オンライン会議でも、用件だけで終わらせずちょっとしたコミュニケーションを取ってみる(画像:写真AC)



 心の距離を縮めるには、リモートワークでも自己開示しやすいオープンな場を設けるのが理想的です。

 自己開示とは、自分の感情やプライベートな情報を相手に打ち明けること。新入社員に「こんなことを言ったら怒られるんじゃないか」と上司に対する恐れがあったら、なかなか自己開示できません。

 まずは「この人になら弱音を吐いても受け入れてくれる」といった信頼を得る必要があるのです。

 上司は「何かあったら連絡してね」と言いがちですが、それだけでは「何かなければ連絡できない」と思われます。連絡のハードルが上がり、深刻なトラブルではない限り話しかけにくいのです。部下の行動を待つのではなく、上司から行動して本音を引き出しましょう。

 仕事上の自己開示しやすいタイミングは、打ち合わせ後の雑談や残業後の飲み会など「ついでの自由時間」です。

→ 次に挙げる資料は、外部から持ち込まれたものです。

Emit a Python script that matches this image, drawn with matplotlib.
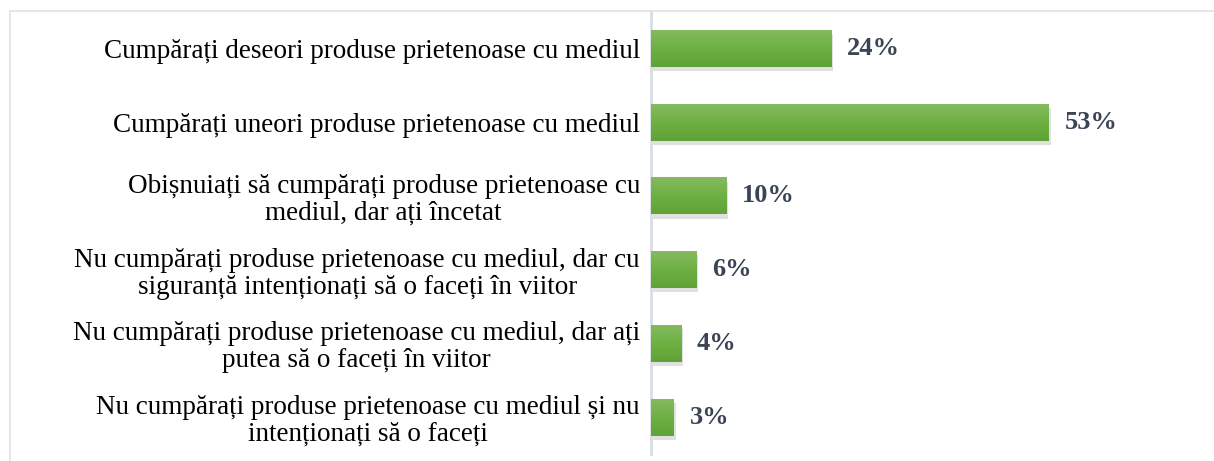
import numpy as np
import matplotlib
matplotlib.use('Agg')
import matplotlib.pyplot as plt
import matplotlib.patheffects as pe
from matplotlib.lines import Line2D
from matplotlib.colors import LinearSegmentedColormap

# Date
categories = [
    'Cumpărați deseori produse prietenoase cu mediul',
    'Cumpărați uneori produse prietenoase cu mediul',
    'Obișnuiați să cumpărați produse prietenoase cu\nmediul, dar ați încetat',
    'Nu cumpărați produse prietenoase cu mediul, dar cu\nsiguranță intenționați să o faceți în viitor',
    'Nu cumpărați produse prietenoase cu mediul, dar ați\nputea să o faceți în viitor',
    'Nu cumpărați produse prietenoase cu mediul și nu\nintenționați să o faceți',
]
values = [24, 53, 10, 6, 4, 3]
value_labels = ['24%', '53%', '10%', '6%', '4%', '3%']

W, H, DPI = 1214, 461, 100
FONT = 'Liberation Serif'

fig = plt.figure(figsize=(W / DPI, H / DPI), dpi=DPI)
fig.patch.set_facecolor('white')

# chenar exterior (tăiat la dreapta și jos)
frame_c = '#dfe2e6'
fig.add_artist(Line2D([10 / W, 1], [1 - 11 / H, 1 - 11 / H], transform=fig.transFigure,
                      color=frame_c, lw=1.2))
fig.add_artist(Line2D([10 / W, 10 / W], [0, 1 - 11 / H], transform=fig.transFigure,
                      color=frame_c, lw=1.2))

left, top, bottom = 651 / W, 11.6 / H, 454 / H
ax = fig.add_axes([left, 1 - bottom, 1 - left, (bottom - top)])

y = np.arange(len(categories))
px_per_unit = 398 / 53
ax.set_xlim(0, (W - 651) / px_per_unit)
ax.set_ylim(len(categories) - 0.5, -0.5)

bars = ax.barh(y, values, height=0.5, color='#6dae42', zorder=2)
grad = np.linspace(0, 1, 64).reshape(-1, 1)
cm = LinearSegmentedColormap.from_list('g', ['#84ba60', '#6eb042', '#5fa236'])
for b in bars:
    b.set_path_effects([pe.SimplePatchShadow(offset=(1.5, -3), shadow_rgbFace='#999999', alpha=0.3),
                        pe.Normal()])
    x0, y0, w, h = b.get_x(), b.get_y(), b.get_width(), b.get_height()
    # axa y este inversată: y0 este sus
    im = ax.imshow(grad, cmap=cm, aspect='auto', extent=(x0, x0 + w, y0 + h, y0),
                   origin='upper', zorder=3)
    im.set_clip_path(b)

for b, lab in zip(bars, value_labels):
    ax.annotate(lab, (b.get_width(), b.get_y() + b.get_height() / 2),
                xytext=(11.5, 0), textcoords='offset points', va='center', ha='left',
                fontsize=19, fontweight='bold', color='#3b4455', family=FONT)

ax.set_yticks(y)
ax.set_yticklabels(categories, fontsize=19.5, family=FONT, color='black')
for t in ax.get_yticklabels():
    t.set_multialignment('center')
    t.set_linespacing(1.1)
ax.tick_params(axis='y', length=0, pad=8)
ax.set_xticks([])

for s in ['top', 'right', 'bottom']:
    ax.spines[s].set_visible(False)
ax.spines['left'].set_color('#d8dde5')
ax.spines['left'].set_linewidth(2)
ax.set_facecolor('none')

fig.savefig('out.png', dpi=DPI)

 定期的にオンラインミーティングや報告会を行い、そのついでに「最近どう?」とラフなコミュニケーションをしましょう。「仕事は楽しい?」とストレートに聞くとごまかしにくいため、部下の素直な感情を引き出しやすくなります。

かつては自分も「新人」だった

 ポイントは、どんな本音を打ち明けられても否定せずに「そうなんだね」といったん受け入れることです。せっかく勇気を出して本音を言ったのに、そこですぐにダメ出しをされると部下は二度と本音を言わなくなってしまいます。

 一度受け入れたうえで「でも、○○かもしれないよ」とアドバイスするなどして望ましい方向へ誘導しましょう。

対面のときのようなスムーズなコミュニケーションを、リモートワークでも心掛けたい(画像:写真AC)



 社会人になりたての新卒社員にはギャップを感じてモノ申したくなるかもしれませんが、誰しも新卒時代は未熟だったはず。

「当時の感覚を忘れているだけで、自分も昔はこうだったかも」と考えるようにしてください。新卒社員と自分を同一視せずに客観視するクセをつけると、自分も相手も楽になります。

 リモートワークで身体的距離が離れても、コミュニケーション次第で心理的距離は縮められます。心は近くに寄り添えるように、新卒社員が本音を伝えやすい場を作ってください。

※記事の内容は、個人のプライバシーに配慮し一部編集、加工しています。